Blanche’s mother was kept in her room the next day with a headache, so Blanche’s time was divided between taking care of her invalid and lending a hand to Mrs. Lane till she could get another cook. Mrs. Lane had never expected Mary to help her; knowing how hard her own life had been, she was trying to fit her for a teacher, but as she watched Blanche flying about the house, setting the table, rolling out her cheese straws, running up and down to her mother’s room with a patch of flour on her curly hair, and singing gayly about her work, her tired eyes followed the young girl wistfully. It would be worth a great deal, she admitted, to have a daughter like that, even if she had not a word of Latin in her head. But, of course, the higher education could not be interfered with by the old-fashioned way of bringing up a daughter, and Mary took to books.

“I am going to college this fall if I pass the entrance examinations,” Mary announced at the lunch table, with just a touch of superiority in her tone. She could not have explained just why she felt so resentful toward the city girl.

“Are you going East, or will you stay out here on the coast?” Blanche asked, as if it were the most every-day thing to go to college.

“I have not decided yet, for I shall be the only girl anywhere around here who has gone to college,” she answered, nibbling one of Blanche’s cheese straws with an evident relish.

“Have another,” Blanche interrupted, passing her the plate with a hand that showed two burns and a slight scald. “We used to serve them with tamales when our friends came down from town to the trial foot-ball games.”

“Why, I thought you lived in San Francisco?” Mary said, looking up in surprise.

“I do,” Blanche answered, “but I’ve been down at Stanford the last four years, and have just finished this last semester.”

Mary’s eyes almost popped out of her head. “Why,” she began, incredulously, “I thought you—you—” She did not like to say she had thought that the sunny-faced girl before her had no appreciation of education because she liked to do useful, domestic things, too.

“You thought I could do nothing but cook?” Blanche finished, laughingly.

But Mary did not answer. Blanche Hallsey was certainly not much older than she, and yet, with all her college education, she had been in the kitchen all that hot morning, kneading bread and scouring silver for Mrs. Lane.

“If you decide to go to Stanford, I can write to some of the girls to look out for you,” Blanche went on, for she had not noticed Mary’s attitude of superiority the last few days.

“Oh, would you, please?” Mary Lane pleaded, in a tone that would have greatly surprised her mother had she heard it, for not even she guessed how the fear of going among strangers for the first time in her life had been haunting her diffident little girl.

It was several days, however, before Mary, with her forehead puckered into knots over the “ablative absolute,” could bring herself to knock at Miss Hallsey’s door, and ask for a little assistance.
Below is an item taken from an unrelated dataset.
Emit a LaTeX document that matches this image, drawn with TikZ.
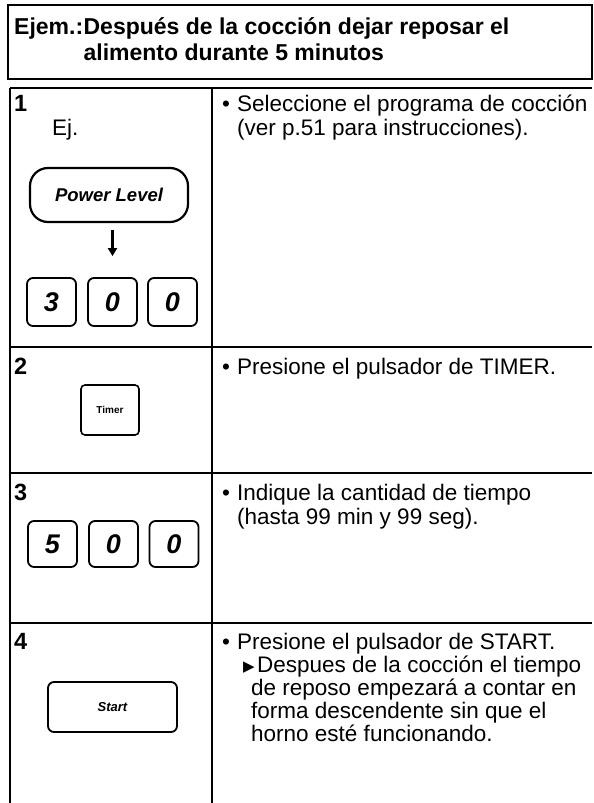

But that was the beginning of the end of Mary Lane’s priggishness, and the first step toward a higher education in the true sense of the word. She passed her entrance examinations with honors, due, perhaps, to the patient coaching she received during the rest of the summer from Blanche Hallsey. She learned, too, besides irregular verbs, a great many other things fully as useful, topping off with what the college girl called “a classical course in cookery.”